Datasets
Standard Dataset
Korean Voice Phishing Detection Dataset with Multilingual Back-Translation and SMOTE Augmentations
- Citation Author(s):
- Submitted by:
- MILANDU KEITH M...
- Last updated:
- Mon, 11/11/2024 - 05:03
- DOI:
- 10.21227/163c-0542
- Data Format:
- License:
Abstract
This dataset contains original and augmented versions of the Korean Call Content Vishing (KorCCVi v2) dataset used in the study titled, "Enhancing Voice Phishing Detection Using Multilingual Back-Translation and SMOTE: An Empirical Study." The dataset addresses challenges of data imbalance and asymmetry in Korean voice phishing detection, leveraging data augmentation techniques such as multilingual back-translation (BT) with English, Chinese, and Japanese as intermediate languages, and Synthetic Minority Oversampling Technique (SMOTE). The augmented dataset provides a valuable resource for machine learning (ML) and deep learning (DL) applications in natural language processing (NLP) and cybersecurity research.
Dataset Description
The dataset consists of original and augmented samples derived from the KorCCVi v2 dataset, which contains transcripts of Korean phone conversations classified into two categories:
- Voice Phishing Conversations (Vishing): Genuine transcripts of voice phishing scams.
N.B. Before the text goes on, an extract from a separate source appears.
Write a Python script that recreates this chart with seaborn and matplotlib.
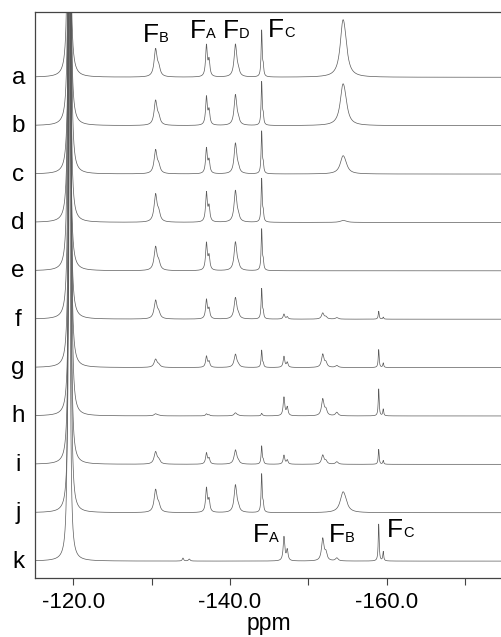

- Non-Voice Phishing Conversations (Non-Vishing): Normal phone conversations.
Augmentation Techniques
-
Multilingual Back-Translation (BT):
- Intermediate languages: English, Chinese, Japanese.
- Back-translation process preserves linguistic and contextual fidelity while generating diverse synthetic samples.
-
SMOTE (Synthetic Minority Oversampling Technique):
- Balances the dataset by oversampling the minority class.
Data Structure
- Original Dataset: Contains unbalanced data with two classes (vishing and non-vishing).
- BT-Augmented Datasets: Augmented training datasets using back-translation:
- BT-Eng: Korean ⇌ English.
- BT-Chi: Korean ⇌ Chinese.
- BT-Jap: Korean ⇌ Japanese.
- BT-All: Combination of all BT augmentations.
Dataset Format
- File Types: CSV files.
- Attributes:
id
: Unique identifier for each sample.text
: Transcript of the conversation.label
: Class label (0 = Non-Vishing, 1 = Vishing).
Total Samples
- Original Dataset: 2,927 samples (695 vishing, 2,232 non-vishing).
- BT-Augmented Datasets: ~3,502 samples for the largest combination.
Applications
The dataset supports research in:
- Voice phishing detection using ML and DL.
- Natural language processing in low-resource languages.
- Cybersecurity applications focused on social engineering.
Licensing
- The dataset is released under the CC BY-NC-SA 4.0 license, allowing non-commercial use with attribution.